What kind of fire is God?

in Sermons on 08/23/22

All Saints by the Lake, Dorval

Proper 21, Year C

August 21, 2022

 

You have not come to something that can be touched, a blazing fire, and darkness, and gloom, and a tempest, and the sound of a trumpet, and a voice whose words made the hearers beg that not another word be spoken to them. … But you have come to Mount Zion and to the city of the living God, the heavenly Jerusalem, and to innumerable angels in festal gathering, and to the assembly of the firstborn who are enrolled in heaven, and to God the judge of all, and to the spirits of the righteous made perfect, and to Jesus, the mediator of a new covenant, and to the sprinkled blood that speaks a better word than the blood of Abel.

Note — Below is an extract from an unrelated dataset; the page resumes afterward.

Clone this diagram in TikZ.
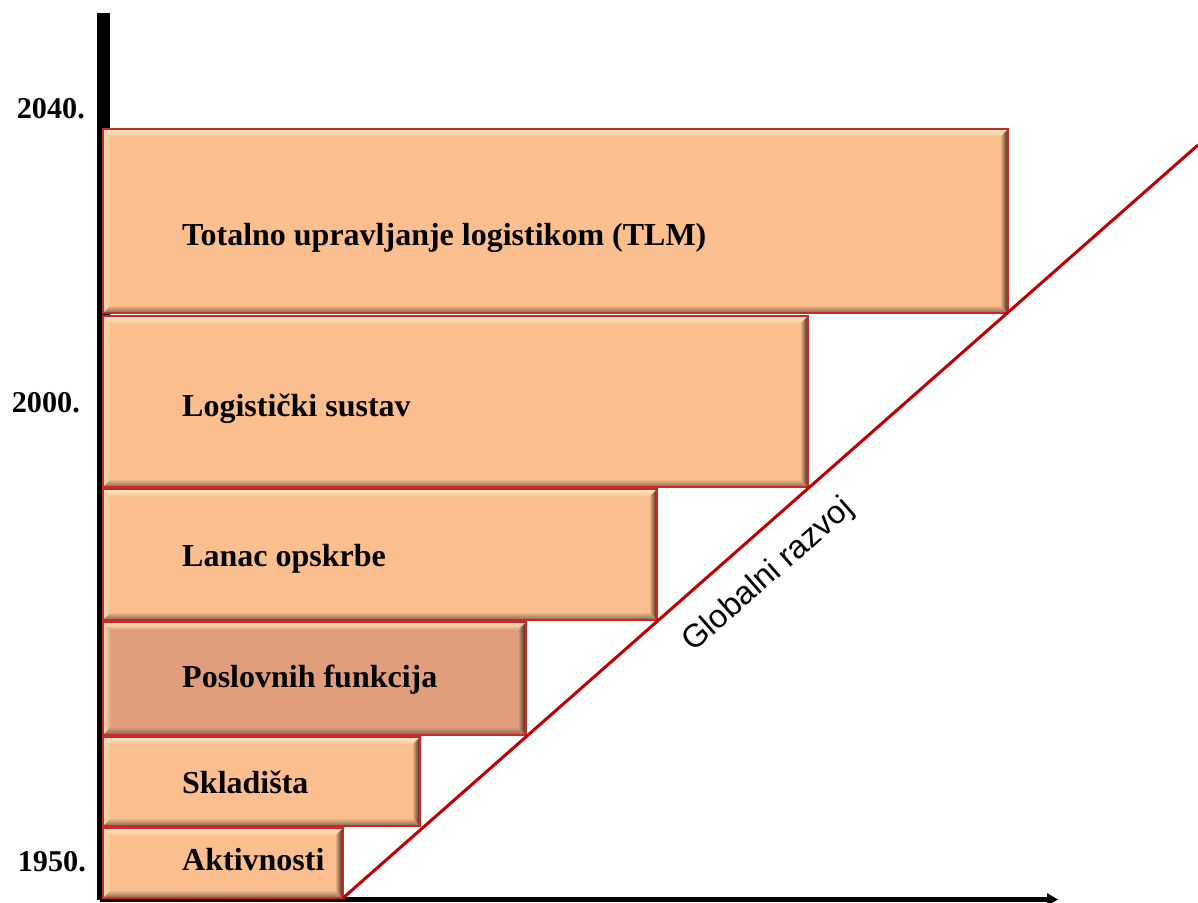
\documentclass[tikz,border=0pt]{standalone}
\usepackage{fontspec}
\setmainfont{Liberation Serif}
\newfontfamily\arialf{Liberation Sans}
\usetikzlibrary{arrows.meta}
\definecolor{barfill}{RGB}{251,191,143}
\definecolor{bardark}{RGB}{224,158,124}
\definecolor{barline}{RGB}{205,40,40}
\definecolor{bevtop}{RGB}{255,238,195}
\definecolor{bevright}{RGB}{60,32,20}
\definecolor{bevbot}{RGB}{130,100,75}
\definecolor{bevleft}{RGB}{255,218,178}
\definecolor{trend}{RGB}{192,0,0}
\tikzset{
  bar/.style={rectangle, inner sep=0pt, outer sep=0pt, anchor=north west,
    fill=#1, draw=barline, line width=1.2pt,
    path picture={
      \path (path picture bounding box.north west) coordinate (pnw)
            (path picture bounding box.north east) coordinate (pne)
            (path picture bounding box.south east) coordinate (pse)
            (path picture bounding box.south west) coordinate (psw);
      \shade[left color=bevleft, right color=#1] (pnw) -- ([xshift=8pt,yshift=-8pt]pnw) -- ([xshift=8pt,yshift=8pt]psw) -- (psw) -- cycle;
      \shade[top color=bevtop, bottom color=#1] (pnw) -- (pne) -- ([xshift=-8pt,yshift=-8pt]pne) -- ([xshift=8pt,yshift=-8pt]pnw) -- cycle;
      \shade[top color=#1, bottom color=bevbot] (psw) -- (pse) -- ([xshift=-8pt,yshift=8pt]pse) -- ([xshift=8pt,yshift=8pt]psw) -- cycle;
      \shade[left color=#1, right color=bevright] (pne) -- (pse) -- ([xshift=-8pt,yshift=8pt]pse) -- ([xshift=-8pt,yshift=-8pt]pne) -- cycle;
    }},
  lbl/.style={font=\bfseries\fontsize{32}{38}\selectfont, inner sep=0pt, text=black},
  yearlbl/.style={font=\bfseries\fontsize{30.2}{36}\selectfont, inner sep=0pt, text=black},
  axisline/.style={draw=black},
  trendline/.style={draw=trend, line width=3pt},
  trendlbl/.style={font=\arialf\fontsize{32.5}{38}\selectfont, inner sep=0pt, text=black}
}
\begin{document}
\begin{tikzpicture}[x=1pt,y=-1pt]
\useasboundingbox (0,0) rectangle (1198,902);
% axes
\coordinate (ytop) at (103,13);
\coordinate (ybot) at (103,900);
\coordinate (xorig) at (100,899.5);
\coordinate (xend) at (1058,899.5);
\draw[axisline, line width=13pt] (ytop) -- (ybot);
\draw[axisline, line width=5pt, -{Triangle[length=11pt,width=12pt]}] (xorig) -- (xend);
% bars
\node[bar=barfill, minimum width=905pt, minimum height=184pt] (tlm) at (103,129) {};
\node[bar=barfill, minimum width=705pt, minimum height=171pt] (log) at (103,316) {};
\node[bar=barfill, minimum width=554pt, minimum height=131pt] (lan) at (103,489) {};
\node[bar=bardark, minimum width=423pt, minimum height=113pt] (pos) at (103,622) {};
\node[bar=barfill, minimum width=317pt, minimum height=89pt] (skl) at (103,737) {};
\node[bar=barfill, minimum width=240pt, minimum height=70pt] (akt) at (103,828) {};
% bar labels
\node[lbl, anchor=base west] (tlmt) at (182,245) {Totalno upravljanje logistikom (TLM)};
\node[lbl, anchor=base west] (logt) at (182,416) {Logistički sustav};
\node[lbl, anchor=base west] (lant) at (182,566) {Lanac opskrbe};
\node[lbl, anchor=base west] (post) at (182,687) {Poslovnih funkcija};
\node[lbl, anchor=base west] (sklt) at (182,793) {Skladišta};
\node[lbl, anchor=base west] (aktt) at (182,870) {Aktivnosti};
% years
\node[yearlbl, anchor=base east] (y2040) at (85,118) {2040.};
\node[yearlbl, anchor=base east] (y2000) at (80,412) {2000.};
\node[yearlbl, anchor=base east] (y1950) at (86,871) {1950.};
% trend
\coordinate (gtop) at (1198,145);
\draw[trendline] (akt.south east) -- (gtop);
\node[trendlbl, rotate=41.3, anchor=base] (glob) at (774,582) {Globalni razvoj};
\end{tikzpicture}
\end{document}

This passage from the letter to the Hebrews follows on from those we heard over the past two weeks, which are some of my favourite parts of Scripture: beginning “Now faith is the assurance of things hoped for, the conviction of things not seen,” and continuing with the long list of all the faithful people of ages past, and summarized in verses 13-16 of chapter 11:

All of these died in faith without having received the promises, but from a distance they saw and greeted them. They confessed that they were strangers and foreigners on the earth, for people who speak in this way make it clear that they are seeking a homeland. If they had been thinking of the land that they had left behind, they would have had opportunity to return. But as it is, they desire a better country, that is, a heavenly one. Therefore God is not ashamed to be called their God; indeed, he has prepared a city for them.

And in today’s passage, we have the writer of Hebrews’ vision of that city. She contrasts the terror of the encounter with God on Mount Sinai (which is never named, but the description clearly echoes that scene in Exodus), with the joys that await the faithful in the new Zion, revealed by the resurrection of Jesus. (Please note that this is not intended to denigrate Jews by comparison with Christians; the writer of Hebrews was almost certainly Jewish, and I use the pronoun “she” for her because I’m charmed by the suggestion that the writer was Priscilla, Paul’s coworker in Corinth and Rome.)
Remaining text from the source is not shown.